Babel. Sí, ya la he visto. Pero me gustó volver a verla.
Suerte.
Un sueño, una premonición y la guerra como trama de una historia muy bien contada. Me gustó.
Me gusto mucho el relato.
Excelente retrato de las situaciones extremas, y lo trágico.
Me gusta el relato.Lo has ambientado muy bien, le has dado tensión e interrogante y lo has rematado magníficamente.
Te felicito!! Mucha suerte.
Un excelente relato, muy bien construido, ambientado y escrito: perfecto en el dominio de la tensión narrativa. Quizá el sueño premonitorio, como recurso demasiado recurrente, podría haber sido innecesario. Enhorabuena.

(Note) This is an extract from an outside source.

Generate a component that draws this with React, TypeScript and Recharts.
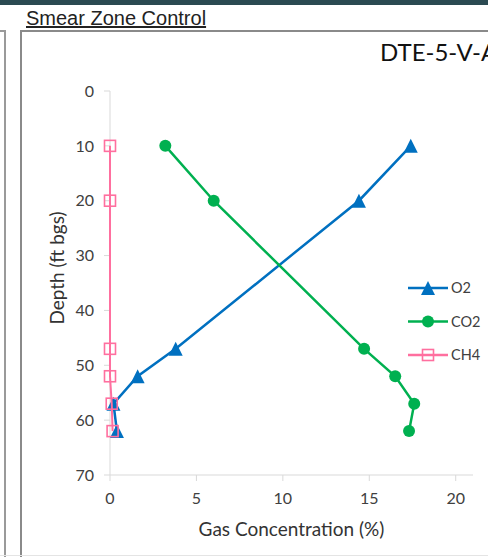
import React from 'react';
import { ScatterChart, Scatter, XAxis, YAxis, Legend, Label } from 'recharts';

// Soil-gas profile: depth below ground surface vs. gas concentration
const depths = [10, 20, 47, 52, 57, 62];
const o2Values = [17.4, 14.4, 3.8, 1.6, 0.2, 0.4];
const co2Values = [3.2, 6.0, 14.7, 16.5, 17.6, 17.3];
const ch4Values = [0, 0, 0, 0, 0.1, 0.15];
const seriesNames = ['O2', 'CO2', 'CH4'];
const xTicks = [0, 5, 10, 15, 20];
const yTicks = [0, 10, 20, 30, 40, 50, 60, 70];
const pageHeading = 'Smear Zone Control';
const chartTitle = 'DTE-5-V-A';
const xTitle = 'Gas Concentration (%)';
const yTitle = 'Depth (ft bgs)';

const BLUE = '#0070C0';
const GREEN = '#00B050';
const PINK = '#FF6F9F';
const AXIS = '#D9D9D9';
const TEXT = '#404040';
const FONT = 'Lato, "Open Sans", sans-serif';

const toRows = (vals: number[]) => depths.map((d, i) => ({ depth: d, value: vals[i] }));
const o2Data = toRows(o2Values);
const co2Data = toRows(co2Values);
const ch4Data = toRows(ch4Values);

const triangle = (cx: number, cy: number, color: string) => (
  <polygon points={`${cx},${cy - 7} ${cx + 7},${cy + 7} ${cx - 7},${cy + 7}`} fill={color} />
);
const circle = (cx: number, cy: number, color: string) => <circle cx={cx} cy={cy} r={6} fill={color} />;
const square = (cx: number, cy: number, color: string) => (
  <rect x={cx - 5.5} y={cy - 5.5} width={11} height={11} fill="none" stroke={color} strokeWidth={1.6} />
);

const TriangleShape = (p: any) => triangle(p.cx, p.cy, BLUE);
const CircleShape = (p: any) => circle(p.cx, p.cy, GREEN);
const SquareShape = (p: any) => square(p.cx, p.cy, PINK);

const legendItems = [
  { name: seriesNames[0], color: BLUE, marker: triangle },
  { name: seriesNames[1], color: GREEN, marker: circle },
  { name: seriesNames[2], color: PINK, marker: square },
];

const LegendBox = () => (
  <svg width={84} height={100} style={{ display: 'block', overflow: 'visible' }}>
    {legendItems.map((it, i) => {
      const y = 18 + i * 33.5;
      return (
        <g key={it.name}>
          <line x1={4} x2={44} y1={y} y2={y} stroke={it.color} strokeWidth={2.5} />
          {it.marker(24, y, it.color)}
          <text x={47} y={y} dy="0.35em" fontSize={14.5} fontFamily={FONT} fill={TEXT}>
            {it.name}
          </text>
        </g>
      );
    })}
  </svg>
);

const YTitle = (props: any) => {
  const vb = props.viewBox;
  const cx = vb.x + 6;
  const cy = vb.y + vb.height / 2 - 15;
  return (
    <text
      x={cx}
      y={cy}
      transform={`rotate(-90 ${cx} ${cy})`}
      textAnchor="middle"
      dominantBaseline="central"
      fontSize={19}
      fontFamily={FONT}
      fill="#333"
    >
      {yTitle}
    </text>
  );
};

const XTitle = (props: any) => {
  const vb = props.viewBox;
  return (
    <text
      x={vb.x + vb.width / 2}
      y={vb.y + 53}
      textAnchor="middle"
      dominantBaseline="central"
      fontSize={19}
      fontFamily={FONT}
      fill="#333"
    >
      {xTitle}
    </text>
  );
};

export default function App() {
  return (
    <div
      style={{
        position: 'fixed',
        left: 0,
        top: 0,
        width: 488,
        height: 557,
        background: '#fff',
        overflow: 'hidden',
      }}
    >
      {/* header band */}
      <div style={{ position: 'absolute', left: 0, top: 0, width: 488, height: 5, background: '#2B4A52' }} />
      <div
        style={{
          position: 'absolute',
          left: 26,
          top: 6,
          fontFamily: '"Liberation Sans", Arial, sans-serif',
          fontSize: 20,
          color: '#222',
          textDecoration: 'underline',
          lineHeight: '24px',
          whiteSpace: 'nowrap',
        }}
      >
        {pageHeading}
      </div>
      {/* neighbouring panel edge */}
      <div style={{ position: 'absolute', left: 0, top: 30, width: 6, height: 2, background: '#9A9A9A' }} />
      <div style={{ position: 'absolute', left: 4, top: 30, width: 2, height: 530, background: '#9A9A9A' }} />
      {/* chart frame */}
      <div style={{ position: 'absolute', left: 20, top: 30, width: 470, height: 2, background: '#8A8A8A' }} />
      <div style={{ position: 'absolute', left: 20, top: 30, width: 2, height: 530, background: '#8A8A8A' }} />
      <div style={{ position: 'absolute', left: 0, top: 555, width: 488, height: 1, background: '#E4E4E4' }} />
      <div
        style={{
          position: 'absolute',
          left: 380,
          top: 38,
          fontFamily: FONT,
          fontSize: 24,
          color: '#111',
          whiteSpace: 'nowrap',
          lineHeight: '28px',
        }}
      >
        {chartTitle}
      </div>

      <div style={{ position: 'absolute', left: 0, top: 0 }}>
        <ScatterChart width={488} height={557} margin={{ top: 91, right: 15, bottom: 32, left: 50 }}>
          <XAxis
            type="number"
            dataKey="value"
            domain={[0, 21]}
            ticks={xTicks}
            height={50}
            stroke={AXIS}
            tickSize={6}
            tickMargin={12}
            tick={{ fill: TEXT, fontSize: 16, fontFamily: FONT }}
          >
            <Label content={<XTitle />} />
          </XAxis>
          <YAxis
            type="number"
            dataKey="depth"
            domain={[0, 70]}
            ticks={yTicks}
            reversed
            width={60}
            stroke={AXIS}
            tickSize={6}
            tickMargin={10}
            tick={{ fill: TEXT, fontSize: 16, fontFamily: FONT }}
          >
            <Label content={<YTitle />} />
          </YAxis>
          <Legend
            layout="vertical"
            align="center"
            verticalAlign="middle"
            wrapperStyle={{ position: 'absolute', left: 404, top: 270, width: 84 }}
            content={() => <LegendBox />}
          />
          <Scatter
            name={seriesNames[0]}
            data={o2Data}
            line={{ stroke: BLUE, strokeWidth: 2.5 }}
            lineType="joint"
            shape={<TriangleShape />}
            isAnimationActive={false}
          />
          <Scatter
            name={seriesNames[1]}
            data={co2Data}
            line={{ stroke: GREEN, strokeWidth: 2.5 }}
            lineType="joint"
            shape={<CircleShape />}
            isAnimationActive={false}
          />
          <Scatter
            name={seriesNames[2]}
            data={ch4Data}
            line={{ stroke: PINK, strokeWidth: 2 }}
            lineType="joint"
            shape={<SquareShape />}
            isAnimationActive={false}
          />
        </ScatterChart>
      </div>
    </div>
  );
}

Omar vio a la muerte, una mañana, en el mercado de la ciudad de Homs. La muerte le vio a él y en su cara se dibujó un gesto de sorpresa…
Suerte Clara.
Dos casualidades en una guerra unidas por un sueño ¿premonitorio?…, que finalmente se hace realidad. Cada uno de un bando distinto y ambos que acaban muertos. Eso es cierto, en las guerras, sean del bando que sean, siempre pierden los mismos y ganan los de siempre. Interesante final.
Suerte, Clara
Una historia muy bien contada, con una prosa excelente y un tema muy sugestivo que nos lleva a pensar si los sueños no serán avisos de lo inevitable.
Enhorabuena Clara, me ha gustado mucho. Suerte
Sí, a mí también me parece curioso e interesante este relato. El final está muy acertado. Enhorabuena y suerte.
Curioso relato que da vida a un sueño premonitorio, Felicidades y suerte en el certamen.